Would you sell your soul for a can of water? Over 145,000 people already have.
Santa Monica-based startup Liquid Death has been gaining popularity across the country for its heavy metal-themed canned water. This week, the company has announced that it raised $23 million in Series B funding. This new funding round comes just seven months after its $9 million Series A in February.
Liquid Death’s main appeal comes from the brand it’s created. Although its main product is just spring water in a can, the company has leaned heavily into heavy metal imagery and Satanic themes in order to get people talking about its water. The company has a sizable collection of merch that often sells out, a metal album of online hate comments, a “killer” baby name generator, a country club loyalty program that asks members to “legally” sell their soul and several other brand initiatives.
The brand is so strong that over 40 real customers have been tattooed with Liquid Death logos — up from 20 customers in February, according to the company.
But aside from all the fanfare, Liquid Death has seen real retail success. After the company’s last raise, it was focused on getting into more physical stores. Now Liquid Death is carried in thousands of locations across the United States — from bars to tattoo parlors, cafes, liquor stores, Whole Foods and more. Over 1,000 7-Eleven locations in SoCal sell Liquid Death. In addition, the company says it’s setting new records for online sales every month.
This new funding will help the company continue its growth, but in the meantime it’s also focused on sustainability.
Liquid Death makes one of its selling points the fact that water in a can is better for the environment than water in a plastic bottle.
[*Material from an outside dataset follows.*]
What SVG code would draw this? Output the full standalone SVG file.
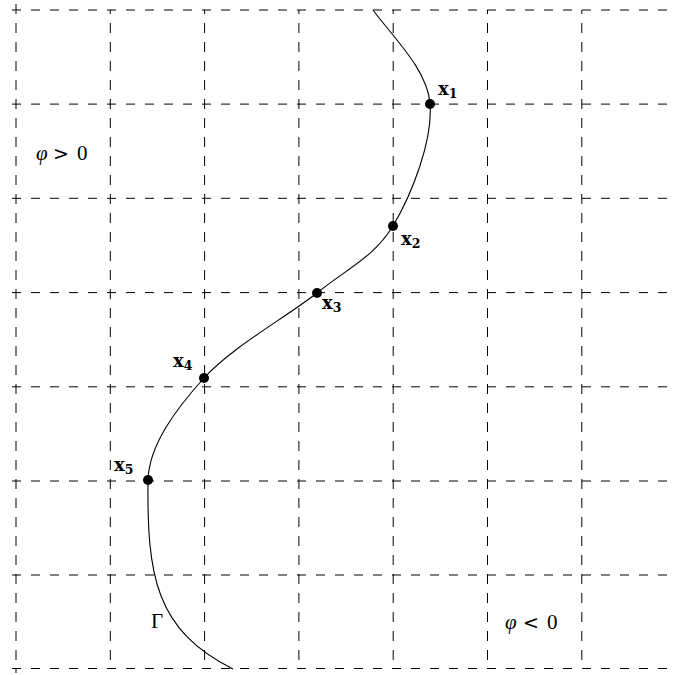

To help in its mission for sustainability, the brand has launched its #DeathToPlastic campaign. As part of this initiative, the company donates 10 percent of profits from its canned water sales to charities that fight plastic pollution or help bring clean water to those in need. The company says it’s already donated hundreds of thousands of dollars this year alone.
Investors in the round named by the company include Convivialité Ventures, Fat Mike from the punk band NOFX, sports analyst Pat McAfee and existing investor Velvet Sea Ventures.